Increased CO2 causes the oceans to become more acidic. As Science World Report explains, this spells trouble for creatures with calcium carbonate shells like oysters and corals because more acidic waters causes these creatures to form shells more slowly. This makes them more vulnerable to predators like crabs and lobsters.
Virginia and Maryland are pumping hundreds of millions into efforts to rebuild blue crab and oyster populations to their historical numbers, The Washington Post reports. However, over the next 75 to 100 years increased CO2 levels could continue to pump up the crabs, which could in turn disrupt the food chain of the nation’s largest estuary, the newspaper says.

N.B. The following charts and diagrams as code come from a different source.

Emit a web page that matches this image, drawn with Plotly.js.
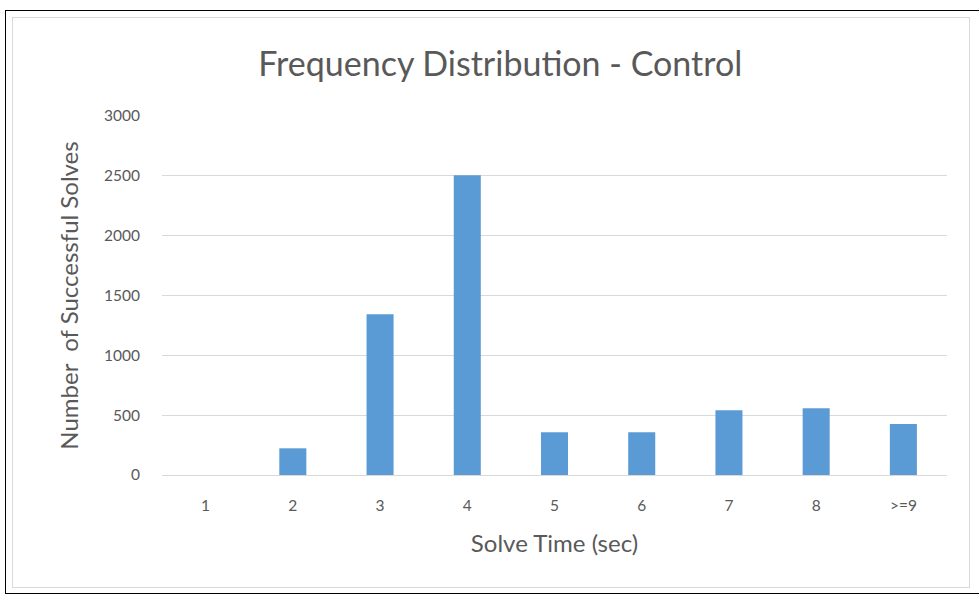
<!DOCTYPE html>
<html>
<head>
<meta charset="utf-8">
<script src="https://cdn.plot.ly/plotly-3.0.1.min.js"></script>
<style>
html,body{margin:0;padding:0;background:#fff;}
#wrap{position:relative;width:979px;height:597px;overflow:hidden;}
#outer{position:absolute;left:5px;top:10px;width:980px;height:584px;border:1px solid #000;box-sizing:border-box;pointer-events:none;}
#inner{position:absolute;left:12px;top:17px;width:958px;height:571px;border:1px solid #d9d9d9;box-sizing:border-box;pointer-events:none;}
#chart{position:absolute;left:0;top:0;width:979px;height:597px;}
</style>
</head>
<body>
<div id="wrap">
<div id="outer"></div>
<div id="inner"></div>
<div id="chart"></div>
</div>
<script>
const categories = ["1","2","3","4","5","6","7","8",">=9"];
const solves = [0, 223, 1343, 2505, 357, 357, 541, 557, 426];
const yTicks = [0, 500, 1000, 1500, 2000, 2500, 3000];

const font = "Lato, 'Open Sans', sans-serif";
Plotly.newPlot('chart', [{
  type: 'bar',
  x: categories,
  y: solves,
  marker: {color: '#5b9bd5', line: {width: 0}},
  hoverinfo: 'x+y'
}], {
  width: 979, height: 597,
  paper_bgcolor: 'rgba(0,0,0,0)',
  plot_bgcolor: 'rgba(0,0,0,0)',
  margin: {l: 162, r: 32, t: 116, b: 122},
  bargap: 0.69,
  showlegend: false,
  title: {text: 'Frequency Distribution - Control', font: {family: font, size: 34, color: '#595959'}, x: 0.511, xanchor: 'center', y: 0.893, yanchor: 'middle'},
  xaxis: {
    type: 'category',
    tickfont: {family: font, size: 15.5, color: '#595959'},
    showgrid: false, zeroline: false, showline: false, ticks: '',
    ticklabelstandoff: 19,
    title: {text: 'Solve Time (sec)', font: {family: font, size: 24, color: '#595959'}, standoff: 22}
  },
  yaxis: {
    range: [0, 3000],
    tickvals: yTicks,
    tickfont: {family: font, size: 15.5, color: '#595959'},
    gridcolor: '#d9d9d9', gridwidth: 1,
    zeroline: true, zerolinecolor: '#d9d9d9', zerolinewidth: 1,
    showline: false, ticks: '',
    ticklabelstandoff: 21,
    title: {text: 'Number  of Successful Solves', font: {family: font, size: 24, color: '#595959'}, standoff: 18}
  }
}, {displayModeBar: false});
</script>
</body>
</html>
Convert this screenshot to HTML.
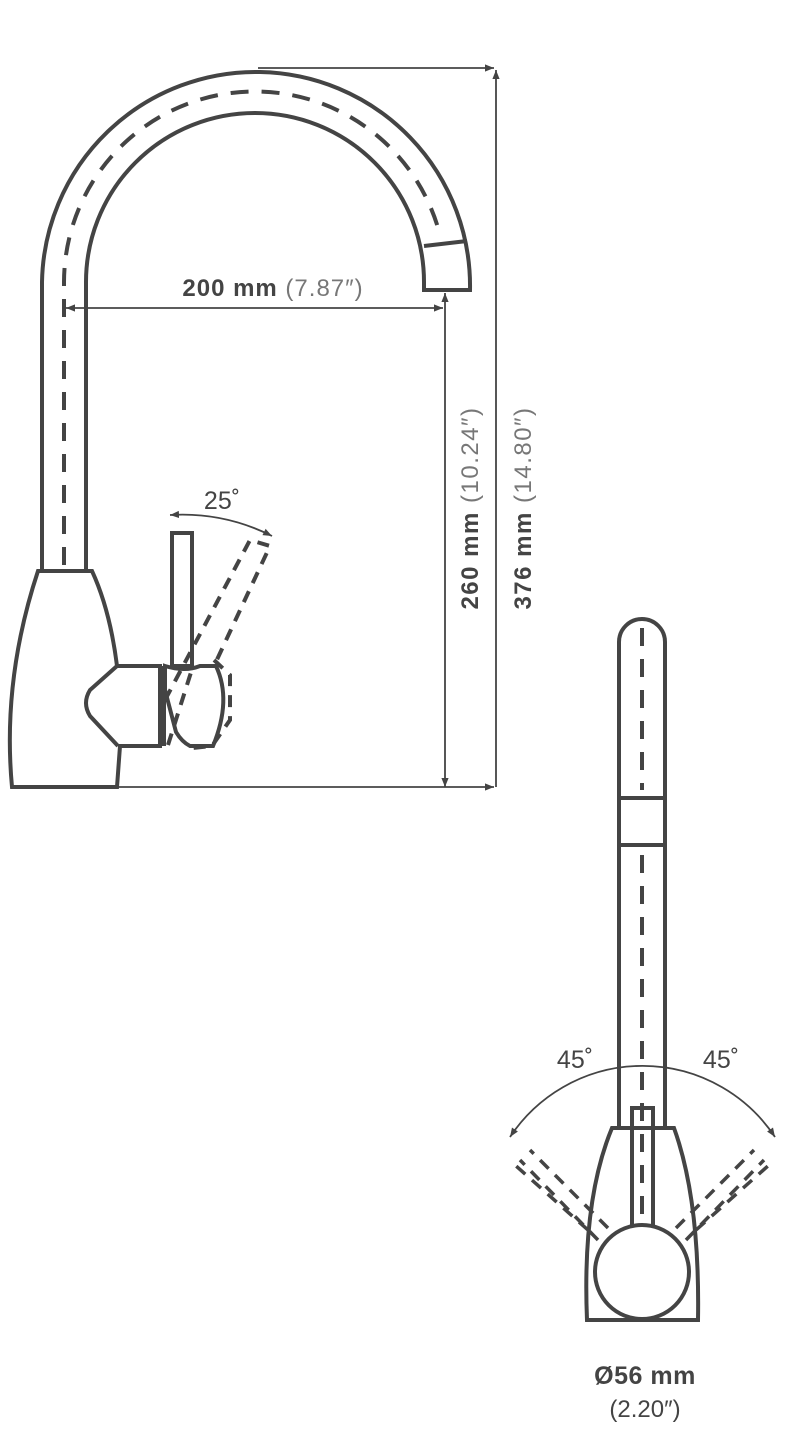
<!DOCTYPE html>
<html><head><meta charset="utf-8"><style>
html,body{margin:0;padding:0;background:#fff;}
svg{display:block;}
text{font-family:"Liberation Sans",sans-serif;fill:#444;}
</style></head><body>
<svg width="800" height="1436" viewBox="0 0 800 1436" xmlns="http://www.w3.org/2000/svg">
<defs>
<marker id="a" viewBox="0 0 10 10" refX="10" refY="5" markerWidth="9" markerHeight="9" orient="auto-start-reverse" markerUnits="userSpaceOnUse"><path d="M0,1 L10,5 L0,9 z" fill="#444"/></marker>
</defs>
<g fill="none" stroke="#444" stroke-width="4">
<path d="M42,570 L42,282 A214,214 0 0 1 470,290 L424,290 L424,282 A169,169 0 0 0 86,282 L86,570"/>
<line x1="424" y1="246" x2="467" y2="241"/>
<path d="M64,565 L64,282 A191,191 0 0 1 440,235" stroke-dasharray="18,13"/>
<path d="M38,571 L92,571 Q110,610 117,666 L160,666 L160,746 L120,746 L117,787 L12,787 Q2,680 38,571 Z"/>
<path d="M117,666 L90,690 Q82,703 90,716 L118,746"/>
<rect x="172" y="533" width="20" height="133"/>
<path d="M165,666 Q185,672 200,666 L216,666 Q232,700 213,746 L190,746 Q182,742 176,732 L165,690 Z"/>
<path d="M164,666 L164,746" />
<g stroke-dasharray="12,9">
<path d="M168,745 L193,666"/>
<path d="M165,700 L250,540 L270,546 L214,666"/>
<path d="M214,660 L230,675 L230,720 L212,746 L192,748"/>
</g>
</g>
<g stroke="#444" stroke-width="1.8" fill="none">
<line x1="258" y1="68" x2="494" y2="68" marker-end="url(#a)"/>
<line x1="496" y1="787" x2="496" y2="70" marker-end="url(#a)"/>
<line x1="118" y1="787" x2="494" y2="787" marker-end="url(#a)"/>
<line x1="445" y1="787" x2="445" y2="293" marker-end="url(#a)" marker-start="url(#a)"/>
<line x1="66" y1="308" x2="443" y2="308" marker-end="url(#a)" marker-start="url(#a)"/>
<path d="M170,515 A200,200 0 0 1 272,536" marker-end="url(#a)" marker-start="url(#a)"/>
<path d="M510,1137 A159,159 0 0 1 775,1137" marker-end="url(#a)" marker-start="url(#a)"/>
</g>
<text x="273" y="296" font-size="24" letter-spacing="1" text-anchor="middle"><tspan font-weight="bold">200 mm</tspan><tspan fill="#777" font-weight="normal"> (7.87″)</tspan></text>
<text transform="translate(478,508) rotate(-90)" font-size="24" letter-spacing="1.5" text-anchor="middle"><tspan font-weight="bold">260 mm</tspan><tspan fill="#777"> (10.24″)</tspan></text>
<text transform="translate(531,508) rotate(-90)" font-size="24" letter-spacing="1.5" text-anchor="middle"><tspan font-weight="bold">376 mm</tspan><tspan fill="#777"> (14.80″)</tspan></text>
<text x="222" y="509" font-size="25" text-anchor="middle">25˚</text>
<text x="575" y="1068" font-size="25" text-anchor="middle">45˚</text>
<text x="721" y="1068" font-size="25" text-anchor="middle">45˚</text>
<g fill="none" stroke="#444" stroke-width="4">
<path d="M619,1128 L619,642 A23,23 0 0 1 665,642 L665,1128"/>
<line x1="619" y1="798" x2="665" y2="798"/>
<line x1="619" y1="845" x2="665" y2="845"/>
<line x1="642" y1="628" x2="642" y2="790" stroke-dasharray="18,13"/>
<line x1="642" y1="855" x2="642" y2="1220" stroke-dasharray="18,13"/>
<path d="M612,1128 L674,1128 Q700,1200 698,1320 L587,1320 Q582,1200 612,1128 Z"/>
<rect x="632" y="1108" width="21" height="120"/>
<circle cx="642" cy="1272" r="47" fill="#fff"/>
<g stroke-dasharray="12,9" stroke-width="3.5">
<line x1="598" y1="1240" x2="520" y2="1160"/>
<line x1="608" y1="1228" x2="530" y2="1150"/>
<line x1="588" y1="1230" x2="515" y2="1165"/>
<line x1="686" y1="1240" x2="764" y2="1160"/>
<line x1="676" y1="1228" x2="754" y2="1150"/>
<line x1="696" y1="1230" x2="769" y2="1165"/>
</g>
</g>
<text x="645" y="1384" font-size="25" letter-spacing="0.5" text-anchor="middle" font-weight="bold">Ø56 mm</text>
<text x="645" y="1417" font-size="24" text-anchor="middle" fill="#777">(2.20″)</text>
</svg>
</body></html>
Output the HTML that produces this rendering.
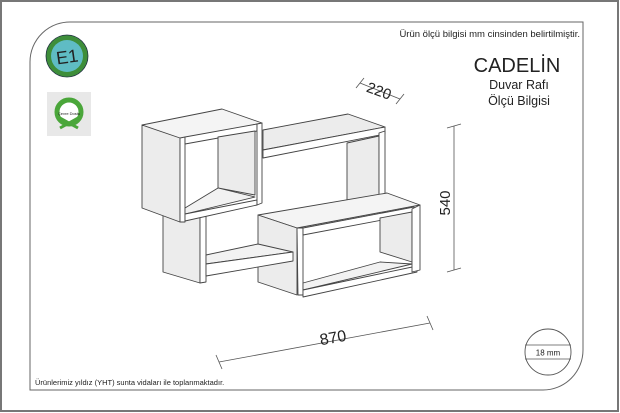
<!DOCTYPE html>
<html><head><meta charset="utf-8"><style>
html,body{margin:0;padding:0;background:#fff}
svg{display:block}
text{font-family:"Liberation Sans",sans-serif;fill:#222}
</style></head><body>
<svg width="620" height="413" viewBox="0 0 620 413" xmlns="http://www.w3.org/2000/svg">
<rect x="1" y="1" width="617" height="410" fill="#fff" stroke="#777" stroke-width="2"/>
<path d="M72 22 H583 V350 A40 40 0 0 1 543 390 H30 V62 A40 40 0 0 1 72 22 Z" fill="none" stroke="#666" stroke-width="1"/>
<text x="580" y="37" font-size="9.5" text-anchor="end">Ürün ölçü bilgisi mm cinsinden belirtilmiştir.</text>
<text x="517" y="72" font-size="20" text-anchor="middle">CADELİN</text>
<text x="519" y="89" font-size="12.5" text-anchor="middle">Duvar Rafı</text>
<text x="519" y="105" font-size="12.5" text-anchor="middle">Ölçü Bilgisi</text>
<text x="35" y="385" font-size="7.5">Ürünlerimiz yıldız (YHT) sunta vidaları ile toplanmaktadır.</text>
<circle cx="67" cy="56" r="21" fill="#3e8e3a" stroke="#234" stroke-width="0.8"/>
<circle cx="67" cy="56" r="16" fill="#5fbcc4"/>
<text x="67" y="63" font-size="18" text-anchor="middle" transform="rotate(-8 67 56)">E1</text>
<rect x="47" y="92" width="44" height="44" fill="#e8e8e8"/>
<circle cx="69" cy="112" r="14" fill="#fff"/>
<circle cx="69" cy="112" r="12" fill="none" stroke="#4aa63a" stroke-width="5"/>
<path d="M60 128 L78 118 M78 128 L60 118" stroke="#4aa63a" stroke-width="3"/>
<text x="69" y="115" font-size="4" text-anchor="middle">Çevre Dostu</text>
<g stroke="#444" stroke-width="0.9" stroke-linejoin="round">
<polygon points="163,215 200,215 200,283 163,272" fill="#ececec"/>
<polygon points="200,215 206,215 206,282 200,283" fill="#fff"/>
<polygon points="263,130 348,114 385,127 263,150" fill="#ececec"/>
<polygon points="263,150 385,127 385,134 263,158" fill="#fff"/>
<polygon points="347,143 379,136 379,212 347,200" fill="#ececec"/>
<polygon points="379,133 385,131 385,212 379,212" fill="#fff"/>
<polygon points="258,215 387,193 420,205 297,228" fill="#f4f4f4"/>
<polygon points="258,215 297,228 297,295 258,282" fill="#ececec"/>
<polygon points="297,228 303,228 303,295 298,295" fill="#fff"/>
<polygon points="303,228 414,207 414,214 303,235" fill="#fff"/>
<polygon points="380,218 412,212 412,262 380,252" fill="#ececec"/>
<polygon points="303,283 380,262 412,264 303,290" fill="#f2f2f2"/>
<polygon points="303,290 417,266 417,272 303,297" fill="#fff"/>
<polygon points="412,209 420,205 420,270 412,272" fill="#fff"/>
<polygon points="206,255 258,244 293,252 206,264" fill="#f2f2f2"/>
<polygon points="206,264 293,252 293,261 206,276" fill="#fff"/>
<polygon points="142,125 222,109 262,123 182,140" fill="#f4f4f4"/>
<polygon points="142,125 180,138 180,222 142,208" fill="#ececec"/>
<polygon points="180,138 185,137 185,222 180,222" fill="#fff"/>
<polygon points="185,137 257,124 257,131 185,144" fill="#fff"/>
<polygon points="218,137 255,131 255,195 218,188" fill="#ececec"/>
<polygon points="185,208 218,188 255,197 185,214" fill="#f2f2f2"/>
<polygon points="185,214 257,200 257,205 185,221" fill="#fff"/>
<polygon points="257,124 262,123 262,203 257,205" fill="#fff"/>
</g>
<g stroke="#555" stroke-width="0.8" fill="none">
<line x1="360" y1="83" x2="400" y2="99"/>
<line x1="356" y1="88" x2="364" y2="78"/><line x1="396" y1="104" x2="404" y2="94"/>
<line x1="454" y1="126" x2="454" y2="270"/>
<line x1="447" y1="128" x2="461" y2="124"/><line x1="447" y1="272" x2="461" y2="268"/>
<line x1="219" y1="362" x2="430" y2="323"/>
<line x1="216" y1="355" x2="222" y2="369"/><line x1="427" y1="316" x2="433" y2="330"/>
</g>
<text x="379" y="96" font-size="15" text-anchor="middle" transform="rotate(20 379 91)">220</text>
<text x="445" y="208" font-size="15" text-anchor="middle" transform="rotate(-90 445 203)">540</text>
<text x="333" y="343" font-size="16" text-anchor="middle" transform="rotate(-10 333 338)">870</text>
<circle cx="548" cy="352" r="23" fill="#fff" stroke="#555" stroke-width="0.9"/>
<line x1="525" y1="345" x2="571" y2="345" stroke="#555" stroke-width="0.8"/>
<line x1="525" y1="359" x2="571" y2="359" stroke="#555" stroke-width="0.8"/>
<text x="548" y="355.5" font-size="8" text-anchor="middle">18 mm</text>
</svg>
</body></html>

Research published in the journal Geology in 2009 found crustaceans grew larger more rapidly as CO2 pollution increased. The study found Chesapeake blue crabs grew about four times faster in high-carbon tanks compared to their counterparts in low-carbon tanks. Oysters exposed to high-carbon conditions, meanwhile, grew at one-quarter the speed of those in low-carbon tanks, according to the study.
One bite of good news for marine life: the latest report from the US Energy Information Administration found US energy-related CO2 emissions dropped in 2012 to their lowest levels since 1994. Last year’s emissions — at 5.3 billion metric tons of CO2 — represent about a 4 percent decline over 2011’s 5.5 billion metric tons of CO2 emissions.
While the environmental impact of climate change on the oceans is not a top priority for most businesses other than fisheries or cruise lines, it should be, according to NeboWeb environmental specialist Emily McClendon in 2012 column for Environmental Leader. This issue is how to protect ocean benefits, from providing a food source to helping control sea level rise, McClendon writes.
Her solution: put a monetary price on the oceans. Evaluate ocean benefits from a monetary perspective and assess the cost to maintain them, which provides governments with factual data for allocating those costs and enforcing their payment.